I wanted to say something to him as he walked out my door, figuratively as well as literally. The literal part is not so hard; it's the figurative part that's killing me. I don't say wise things well, and I don't have really personal talks with my kids often, like Bill Cosby and Meredith Baxter-Birney do on the old TV shows we've been watching lately. Sometimes I even find myself hoping my kids are listening when the wise parents on the show say something significant - parenting by sit-com, I guess. But my son has spent the last seven months on the road already, seeing movies we'd never watch in our living room, and rubbing shoulders with people who won't give such wholesome advice, so I wanted to seize the moment and say something that he might remember sometime when he had a choice to make.

What I wanted to say first of all was be brave rather than safe.

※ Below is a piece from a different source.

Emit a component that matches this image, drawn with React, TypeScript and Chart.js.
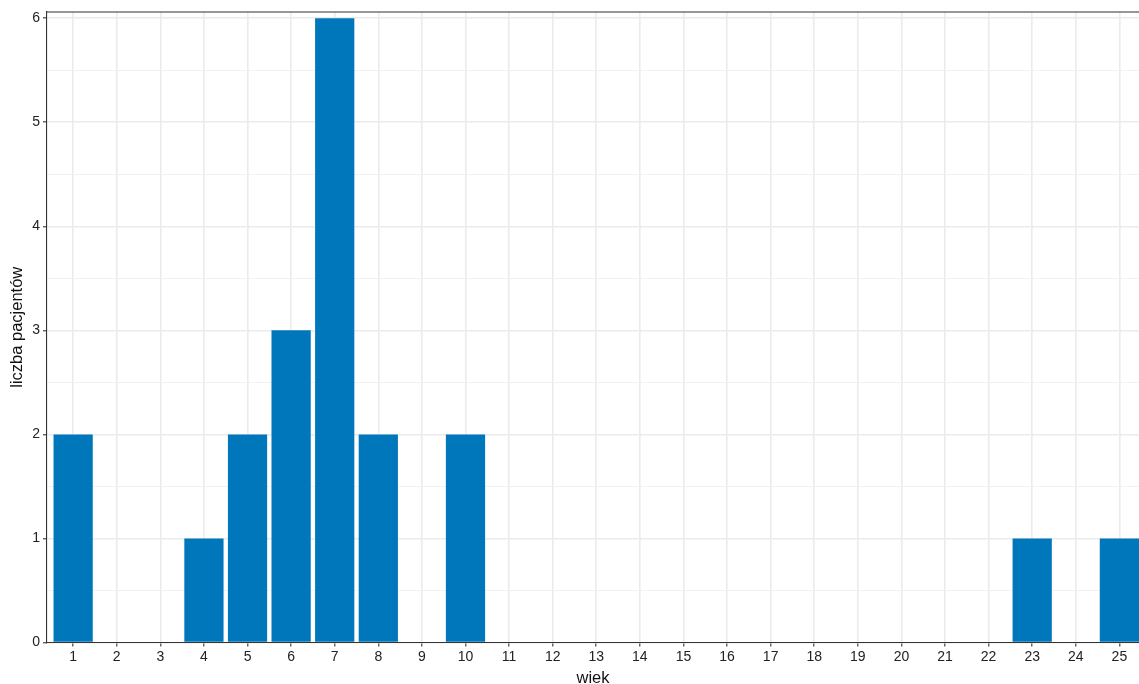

That's not an original thought, I read an address a few months ago with this idea as its central theme. But it seemed like the best piece of advice to give a young man on the verge of everything. Be wise, be circumspect, be careful about which countries you hitchhike in, register your presence with the US Embassy, but in the big life choices, choose brave over safe. Dare to do what is good and noble even if it feels risky and it scares you and everyone else you know is making the safe choice.

Take care of the poor and needy; speak up for those who cannot speak for themselves, share your bread with the hungry and your clothes with the naked. Don't turn your back on or just forget about the many, many people in the world who do not have the blessings you do. Remember Micah 6:8 - do justice and love mercy. Make it your life's work.

Understand that life is short and that you have only one chance to spend the time you have been given. Time is not like money - if you squander it you cannot repent of your foolishness, pay off your debts, work hard and replenish your bank account. There is no way to get more time once you have spent what you have. So spend it wisely, even now when it seems like you have forever at your disposal. Remember that is an illusion.

Fianlly, remember your true citizenship is in Heaven. No earthly loyalty, ideology, political alliance or cause should ever cause you to forget that you are a stranger and pilgrim here, an ambassador for a kingdom that will never build an embassy in any of the world's capital cities. Don't confuse your loyalties or lose sight of your true allegiance.

And although I didn't say this, I hope he can read between the lines: Don't forget to call your mother every now and then.